Pan Ocean Oil Corporation (Nigeria) Limited has signal commitment to upscale its investment portfolio in Nigeria’s energy industry.
The oil firm is intensifying activities around three of its key projects, the Amukpe-Escravos Pipeline Project (AEPP), the Ovade-Ogharefe Gas Processing Plant Phases I & II and OML 147 Early Production Facility at Owa-Alidinma which analysts see as potential game changers in the oil and gas industry.
In spite of repeated episodes of recessions and major dips in oil price during the construction phase of the projects, Pan Ocean remained resolute to delivering on the projects, raising funding from public and private sources in order to berth the projects.
The Amukpe-Escravos Pipeline is a 67-kilometre x 20 inch project. A tamper-proof pipeline designed the to curb theft, it is a low-risk underground pipeline that is capable of evacuating crude oil from Amukpe to Escravos Export Terminal, with capacity to deliver 160,000 barrels of crude oil per day.
Pan Ocean was the Nigerian company that committed resources to building the AEPP pipeline when constant vandalism and downtime made it difficult for the Trans Forcados pipeline to complete the task of delivering national imperatives in the face of realities at the time.
The Ovade-Ogharefe Gas Processing Plant Phases I & II also undertaken by Pan Ocean was designed to supply lean gas to the NIPP power plant located at Ihovbor, Edo State, and liquefied petroleum gas to households across Nigeria.
With a processing capacity of 200 million standard cubic feet per day and 29 storage tanks, the facility was conceived with the view of reducing gas flaring and increasing power supply in Nigeria in an era when indigenous and foreign oil companies paid lip service to the Gas Master Plan of the federal government. Pan Ocean’s commitment to domestic gas supply and the integrity of the environment has not been in doubt.
Much like the two other projects, the OML 147 Early Production Facility was conceived by Pan Ocean to profitably increase national crude oil output and contribute to the local communities that border the project. When fully operational, the project is expected to process 11,000 barrels of crude oil and 90 million standard cubic feet of gas daily, according to a statement reported by Bloomberg in 2019.
Like many projects within and outside the oil and gas industry, delivery dates of these projects have delayed because of paucity of investable funds, however the projects remain viable and relevant to strategic national energy targets.
Similar to Pan Ocean’s three projects, the Lagos Light Rail project has missed several delivery date targets and its funding needs have varied from the original plan, however the project is still considered a national priority because of the value it will deliver upon completion. Therefore, why is Pan Ocean being penalised for her projects having not reached maturity? Surely, there should be no penalty for being a committed Nigerian company.

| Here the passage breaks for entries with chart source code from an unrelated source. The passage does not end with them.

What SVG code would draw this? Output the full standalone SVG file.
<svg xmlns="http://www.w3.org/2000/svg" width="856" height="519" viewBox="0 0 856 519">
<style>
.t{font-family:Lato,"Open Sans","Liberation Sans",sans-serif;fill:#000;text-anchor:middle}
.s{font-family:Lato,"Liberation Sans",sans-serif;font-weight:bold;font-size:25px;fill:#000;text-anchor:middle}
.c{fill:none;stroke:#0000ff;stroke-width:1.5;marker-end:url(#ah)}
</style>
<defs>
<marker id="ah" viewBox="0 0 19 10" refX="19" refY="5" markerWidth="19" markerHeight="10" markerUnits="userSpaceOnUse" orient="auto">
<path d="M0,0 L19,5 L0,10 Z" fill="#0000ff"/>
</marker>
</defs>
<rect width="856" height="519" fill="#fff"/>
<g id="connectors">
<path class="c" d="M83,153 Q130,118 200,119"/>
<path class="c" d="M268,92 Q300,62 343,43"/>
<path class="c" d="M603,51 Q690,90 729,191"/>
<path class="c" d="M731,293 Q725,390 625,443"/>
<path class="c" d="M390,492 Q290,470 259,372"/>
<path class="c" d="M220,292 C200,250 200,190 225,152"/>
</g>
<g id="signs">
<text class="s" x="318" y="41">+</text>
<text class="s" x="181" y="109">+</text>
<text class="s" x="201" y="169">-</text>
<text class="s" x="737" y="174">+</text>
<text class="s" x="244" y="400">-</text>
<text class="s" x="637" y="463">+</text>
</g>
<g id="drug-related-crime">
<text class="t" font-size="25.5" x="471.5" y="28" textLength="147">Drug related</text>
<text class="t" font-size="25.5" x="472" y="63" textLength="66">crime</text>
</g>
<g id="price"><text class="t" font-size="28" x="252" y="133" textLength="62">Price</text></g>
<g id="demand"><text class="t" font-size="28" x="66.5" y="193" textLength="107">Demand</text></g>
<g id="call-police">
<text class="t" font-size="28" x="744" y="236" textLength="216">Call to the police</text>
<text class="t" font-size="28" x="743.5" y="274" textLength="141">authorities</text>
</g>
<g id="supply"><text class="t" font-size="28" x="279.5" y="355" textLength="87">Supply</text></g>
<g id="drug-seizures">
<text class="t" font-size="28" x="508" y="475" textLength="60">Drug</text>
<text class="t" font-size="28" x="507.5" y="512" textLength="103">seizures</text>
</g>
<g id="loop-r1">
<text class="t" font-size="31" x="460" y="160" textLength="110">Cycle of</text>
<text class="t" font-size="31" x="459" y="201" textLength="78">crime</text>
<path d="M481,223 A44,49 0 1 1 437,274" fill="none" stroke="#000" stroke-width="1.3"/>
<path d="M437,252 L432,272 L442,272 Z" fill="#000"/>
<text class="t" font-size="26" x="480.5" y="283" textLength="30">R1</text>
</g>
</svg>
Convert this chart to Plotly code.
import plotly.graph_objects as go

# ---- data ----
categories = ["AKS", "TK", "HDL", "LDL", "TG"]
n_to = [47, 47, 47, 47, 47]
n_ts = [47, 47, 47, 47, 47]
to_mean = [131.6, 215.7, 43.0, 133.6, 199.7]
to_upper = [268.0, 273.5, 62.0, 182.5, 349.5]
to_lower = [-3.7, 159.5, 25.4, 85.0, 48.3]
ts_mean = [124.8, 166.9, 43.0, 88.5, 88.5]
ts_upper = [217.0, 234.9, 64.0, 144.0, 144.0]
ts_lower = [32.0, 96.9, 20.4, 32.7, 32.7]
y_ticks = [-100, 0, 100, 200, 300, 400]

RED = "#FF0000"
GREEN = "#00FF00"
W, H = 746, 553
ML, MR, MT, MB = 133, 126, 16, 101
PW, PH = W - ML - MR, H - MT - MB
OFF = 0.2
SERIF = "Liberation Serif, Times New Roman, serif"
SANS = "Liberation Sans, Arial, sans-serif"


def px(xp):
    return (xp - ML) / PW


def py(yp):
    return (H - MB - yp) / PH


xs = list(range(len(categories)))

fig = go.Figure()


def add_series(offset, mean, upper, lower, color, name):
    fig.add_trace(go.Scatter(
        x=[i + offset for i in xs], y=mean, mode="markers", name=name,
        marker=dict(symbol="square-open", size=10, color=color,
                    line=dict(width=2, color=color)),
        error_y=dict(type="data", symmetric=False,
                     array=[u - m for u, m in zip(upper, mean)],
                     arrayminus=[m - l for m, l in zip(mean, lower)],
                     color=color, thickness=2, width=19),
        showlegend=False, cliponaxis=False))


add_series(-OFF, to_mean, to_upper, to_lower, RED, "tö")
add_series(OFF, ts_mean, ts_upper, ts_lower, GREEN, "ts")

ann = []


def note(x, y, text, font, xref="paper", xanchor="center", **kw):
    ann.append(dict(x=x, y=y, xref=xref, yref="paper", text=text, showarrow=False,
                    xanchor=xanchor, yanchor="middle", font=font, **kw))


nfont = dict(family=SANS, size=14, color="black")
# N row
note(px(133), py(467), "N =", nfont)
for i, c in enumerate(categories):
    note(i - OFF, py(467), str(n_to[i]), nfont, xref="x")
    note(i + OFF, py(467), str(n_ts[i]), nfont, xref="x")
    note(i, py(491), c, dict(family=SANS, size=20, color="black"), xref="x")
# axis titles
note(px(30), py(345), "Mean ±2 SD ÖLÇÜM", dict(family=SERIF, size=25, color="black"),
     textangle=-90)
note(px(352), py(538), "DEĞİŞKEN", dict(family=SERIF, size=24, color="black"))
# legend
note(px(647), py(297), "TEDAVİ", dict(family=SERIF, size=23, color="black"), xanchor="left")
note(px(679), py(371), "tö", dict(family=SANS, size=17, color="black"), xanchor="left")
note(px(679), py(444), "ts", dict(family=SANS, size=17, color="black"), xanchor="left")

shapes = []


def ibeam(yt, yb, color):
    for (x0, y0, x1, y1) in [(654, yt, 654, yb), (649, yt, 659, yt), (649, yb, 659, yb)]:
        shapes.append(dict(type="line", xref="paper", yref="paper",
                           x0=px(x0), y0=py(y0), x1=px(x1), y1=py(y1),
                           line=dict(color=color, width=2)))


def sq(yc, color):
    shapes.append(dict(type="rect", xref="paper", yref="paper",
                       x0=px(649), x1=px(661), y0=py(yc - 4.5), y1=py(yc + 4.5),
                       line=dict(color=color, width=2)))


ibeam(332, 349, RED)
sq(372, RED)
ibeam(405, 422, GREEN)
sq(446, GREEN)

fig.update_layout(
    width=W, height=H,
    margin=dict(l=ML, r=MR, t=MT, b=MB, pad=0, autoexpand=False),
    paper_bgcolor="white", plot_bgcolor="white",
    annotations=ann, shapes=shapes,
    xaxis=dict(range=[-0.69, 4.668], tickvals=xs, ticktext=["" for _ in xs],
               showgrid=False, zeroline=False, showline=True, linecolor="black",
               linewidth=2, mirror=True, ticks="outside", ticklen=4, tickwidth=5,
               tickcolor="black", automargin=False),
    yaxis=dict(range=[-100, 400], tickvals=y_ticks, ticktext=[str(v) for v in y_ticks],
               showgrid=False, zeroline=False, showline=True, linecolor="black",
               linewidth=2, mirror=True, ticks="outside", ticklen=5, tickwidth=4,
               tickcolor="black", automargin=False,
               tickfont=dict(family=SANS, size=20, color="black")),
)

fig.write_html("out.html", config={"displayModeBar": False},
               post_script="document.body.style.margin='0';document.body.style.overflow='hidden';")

From all indications, Pan Ocean remains committed to the development of the oil and gas industry in Nigeria. In the wake of the outbreak of Covid 19, Pan Ocean’s top management noted that “as a responsible organisation, we must be proactive in the drive to curtail the spread of the virus and protect our most vulnerable asset.”
Also, the Chief Operating Officer of Pan Ocean, Mr. Jide Ishola charged “all employees and community neighbors to comply with preventive procedures and best hygiene practices recommended by WHO, National Centre for Disease Control (NCDC) as well as directives and guidelines from both state and federal health ministries,” thus underscoring his commitment to due process and rule of law.
Pan Ocean was incorporated in 1973 as an exploration and production company and has recorded a number of firsts in the oil and gas industry. Pan Ocean was the first indigenous company to enter into joint venture relationship with the Nigeria National Petroleum Corporation (NNPC) and was at the forefront of monitising Nigeria’s gas wealth through investment in gas processing and distribution infrastructure.